##### INFORMATION SHOWN

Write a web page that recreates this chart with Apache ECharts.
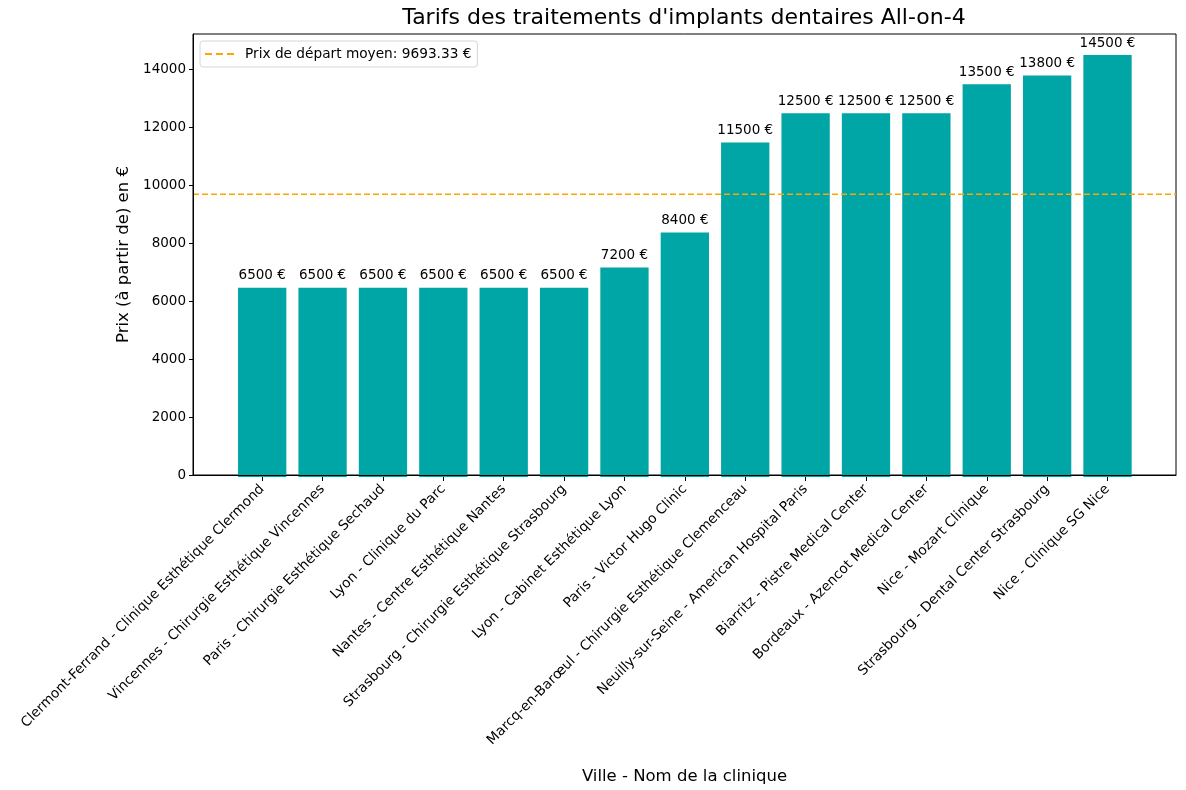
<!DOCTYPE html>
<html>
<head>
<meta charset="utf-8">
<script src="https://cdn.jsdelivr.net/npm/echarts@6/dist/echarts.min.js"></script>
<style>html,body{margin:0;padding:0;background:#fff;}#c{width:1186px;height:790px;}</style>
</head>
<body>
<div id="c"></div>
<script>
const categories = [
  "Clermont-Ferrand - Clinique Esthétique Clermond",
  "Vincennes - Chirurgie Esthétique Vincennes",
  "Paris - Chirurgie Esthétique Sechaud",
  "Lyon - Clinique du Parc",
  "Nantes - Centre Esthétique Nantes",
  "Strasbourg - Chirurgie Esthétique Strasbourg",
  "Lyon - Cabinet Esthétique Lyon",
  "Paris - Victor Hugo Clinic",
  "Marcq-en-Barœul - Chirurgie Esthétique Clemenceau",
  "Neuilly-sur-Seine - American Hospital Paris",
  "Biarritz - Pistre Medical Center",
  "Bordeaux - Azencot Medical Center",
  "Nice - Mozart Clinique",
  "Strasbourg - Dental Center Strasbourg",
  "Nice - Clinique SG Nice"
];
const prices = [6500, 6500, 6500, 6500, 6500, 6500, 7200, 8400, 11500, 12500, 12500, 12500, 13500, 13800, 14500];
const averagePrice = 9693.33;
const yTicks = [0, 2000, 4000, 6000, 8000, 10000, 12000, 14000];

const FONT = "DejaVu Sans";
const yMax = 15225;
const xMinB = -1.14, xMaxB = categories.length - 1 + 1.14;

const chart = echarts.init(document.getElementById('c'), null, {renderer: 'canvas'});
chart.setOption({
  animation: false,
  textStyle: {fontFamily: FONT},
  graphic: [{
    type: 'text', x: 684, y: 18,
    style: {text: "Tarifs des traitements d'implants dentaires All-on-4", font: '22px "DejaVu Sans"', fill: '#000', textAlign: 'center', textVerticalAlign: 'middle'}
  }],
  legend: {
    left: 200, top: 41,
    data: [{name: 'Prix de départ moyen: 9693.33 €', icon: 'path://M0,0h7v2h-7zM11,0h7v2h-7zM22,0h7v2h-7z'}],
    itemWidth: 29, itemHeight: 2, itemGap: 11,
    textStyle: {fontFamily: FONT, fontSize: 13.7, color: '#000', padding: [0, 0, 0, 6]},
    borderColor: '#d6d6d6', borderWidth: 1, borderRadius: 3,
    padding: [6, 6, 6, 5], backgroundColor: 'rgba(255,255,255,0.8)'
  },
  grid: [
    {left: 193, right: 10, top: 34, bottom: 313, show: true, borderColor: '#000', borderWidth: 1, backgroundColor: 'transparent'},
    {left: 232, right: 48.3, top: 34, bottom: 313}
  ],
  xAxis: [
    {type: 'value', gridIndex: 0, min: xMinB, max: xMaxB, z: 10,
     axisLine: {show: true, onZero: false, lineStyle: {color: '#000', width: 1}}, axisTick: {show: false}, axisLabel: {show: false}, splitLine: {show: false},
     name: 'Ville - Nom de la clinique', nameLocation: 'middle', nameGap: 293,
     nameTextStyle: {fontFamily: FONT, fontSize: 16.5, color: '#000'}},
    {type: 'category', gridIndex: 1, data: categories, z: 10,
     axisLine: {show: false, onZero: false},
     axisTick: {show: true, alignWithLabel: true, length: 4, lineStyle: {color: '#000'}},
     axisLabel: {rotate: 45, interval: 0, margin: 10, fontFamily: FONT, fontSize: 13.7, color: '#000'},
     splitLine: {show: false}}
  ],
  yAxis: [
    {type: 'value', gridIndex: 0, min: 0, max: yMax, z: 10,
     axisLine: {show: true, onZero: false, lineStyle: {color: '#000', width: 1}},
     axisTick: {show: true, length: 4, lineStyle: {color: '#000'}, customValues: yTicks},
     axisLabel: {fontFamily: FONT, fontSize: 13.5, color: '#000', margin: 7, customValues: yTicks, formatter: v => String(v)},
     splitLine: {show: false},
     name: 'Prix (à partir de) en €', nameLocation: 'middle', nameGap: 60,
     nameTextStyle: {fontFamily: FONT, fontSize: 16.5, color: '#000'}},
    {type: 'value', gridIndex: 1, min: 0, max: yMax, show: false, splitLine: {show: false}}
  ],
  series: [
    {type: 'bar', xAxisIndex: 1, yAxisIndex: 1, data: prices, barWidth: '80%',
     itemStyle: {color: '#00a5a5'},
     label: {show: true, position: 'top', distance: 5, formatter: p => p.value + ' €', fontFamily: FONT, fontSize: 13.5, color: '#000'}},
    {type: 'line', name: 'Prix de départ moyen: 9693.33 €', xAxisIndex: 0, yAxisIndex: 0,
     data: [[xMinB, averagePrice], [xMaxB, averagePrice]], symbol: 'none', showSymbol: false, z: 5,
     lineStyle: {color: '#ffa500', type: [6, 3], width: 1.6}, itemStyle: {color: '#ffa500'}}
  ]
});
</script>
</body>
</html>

##########

### YOUR TASK
Transcribe the preceding listing in its entirety and with exact wording, leaving out pictures.

### SOLUTION FOR THIS TASK
Write a web page that recreates this chart with Apache ECharts.
<!DOCTYPE html>
<html>
<head>
<meta charset="utf-8">
<script src="https://cdn.jsdelivr.net/npm/echarts@6/dist/echarts.min.js"></script>
<style>html,body{margin:0;padding:0;background:#fff;}#c{width:1186px;height:790px;}</style>
</head>
<body>
<div id="c"></div>
<script>
const categories = [
  "Clermont-Ferrand - Clinique Esthétique Clermond",
  "Vincennes - Chirurgie Esthétique Vincennes",
  "Paris - Chirurgie Esthétique Sechaud",
  "Lyon - Clinique du Parc",
  "Nantes - Centre Esthétique Nantes",
  "Strasbourg - Chirurgie Esthétique Strasbourg",
  "Lyon - Cabinet Esthétique Lyon",
  "Paris - Victor Hugo Clinic",
  "Marcq-en-Barœul - Chirurgie Esthétique Clemenceau",
  "Neuilly-sur-Seine - American Hospital Paris",
  "Biarritz - Pistre Medical Center",
  "Bordeaux - Azencot Medical Center",
  "Nice - Mozart Clinique",
  "Strasbourg - Dental Center Strasbourg",
  "Nice - Clinique SG Nice"
];
const prices = [6500, 6500, 6500, 6500, 6500, 6500, 7200, 8400, 11500, 12500, 12500, 12500, 13500, 13800, 14500];
const averagePrice = 9693.33;
const yTicks = [0, 2000, 4000, 6000, 8000, 10000, 12000, 14000];

const FONT = "DejaVu Sans";
const yMax = 15225;
const xMinB = -1.14, xMaxB = categories.length - 1 + 1.14;

const chart = echarts.init(document.getElementById('c'), null, {renderer: 'canvas'});
chart.setOption({
  animation: false,
  textStyle: {fontFamily: FONT},
  graphic: [{
    type: 'text', x: 684, y: 18,
    style: {text: "Tarifs des traitements d'implants dentaires All-on-4", font: '22px "DejaVu Sans"', fill: '#000', textAlign: 'center', textVerticalAlign: 'middle'}
  }],
  legend: {
    left: 200, top: 41,
    data: [{name: 'Prix de départ moyen: 9693.33 €', icon: 'path://M0,0h7v2h-7zM11,0h7v2h-7zM22,0h7v2h-7z'}],
    itemWidth: 29, itemHeight: 2, itemGap: 11,
    textStyle: {fontFamily: FONT, fontSize: 13.7, color: '#000', padding: [0, 0, 0, 6]},
    borderColor: '#d6d6d6', borderWidth: 1, borderRadius: 3,
    padding: [6, 6, 6, 5], backgroundColor: 'rgba(255,255,255,0.8)'
  },
  grid: [
    {left: 193, right: 10, top: 34, bottom: 313, show: true, borderColor: '#000', borderWidth: 1, backgroundColor: 'transparent'},
    {left: 232, right: 48.3, top: 34, bottom: 313}
  ],
  xAxis: [
    {type: 'value', gridIndex: 0, min: xMinB, max: xMaxB, z: 10,
     axisLine: {show: true, onZero: false, lineStyle: {color: '#000', width: 1}}, axisTick: {show: false}, axisLabel: {show: false}, splitLine: {show: false},
     name: 'Ville - Nom de la clinique', nameLocation: 'middle', nameGap: 293,
     nameTextStyle: {fontFamily: FONT, fontSize: 16.5, color: '#000'}},
    {type: 'category', gridIndex: 1, data: categories, z: 10,
     axisLine: {show: false, onZero: false},
     axisTick: {show: true, alignWithLabel: true, length: 4, lineStyle: {color: '#000'}},
     axisLabel: {rotate: 45, interval: 0, margin: 10, fontFamily: FONT, fontSize: 13.7, color: '#000'},
     splitLine: {show: false}}
  ],
  yAxis: [
    {type: 'value', gridIndex: 0, min: 0, max: yMax, z: 10,
     axisLine: {show: true, onZero: false, lineStyle: {color: '#000', width: 1}},
     axisTick: {show: true, length: 4, lineStyle: {color: '#000'}, customValues: yTicks},
     axisLabel: {fontFamily: FONT, fontSize: 13.5, color: '#000', margin: 7, customValues: yTicks, formatter: v => String(v)},
     splitLine: {show: false},
     name: 'Prix (à partir de) en €', nameLocation: 'middle', nameGap: 60,
     nameTextStyle: {fontFamily: FONT, fontSize: 16.5, color: '#000'}},
    {type: 'value', gridIndex: 1, min: 0, max: yMax, show: false, splitLine: {show: false}}
  ],
  series: [
    {type: 'bar', xAxisIndex: 1, yAxisIndex: 1, data: prices, barWidth: '80%',
     itemStyle: {color: '#00a5a5'},
     label: {show: true, position: 'top', distance: 5, formatter: p => p.value + ' €', fontFamily: FONT, fontSize: 13.5, color: '#000'}},
    {type: 'line', name: 'Prix de départ moyen: 9693.33 €', xAxisIndex: 0, yAxisIndex: 0,
     data: [[xMinB, averagePrice], [xMaxB, averagePrice]], symbol: 'none', showSymbol: false, z: 5,
     lineStyle: {color: '#ffa500', type: [6, 3], width: 1.6}, itemStyle: {color: '#ffa500'}}
  ]
});
</script>
</body>
</html>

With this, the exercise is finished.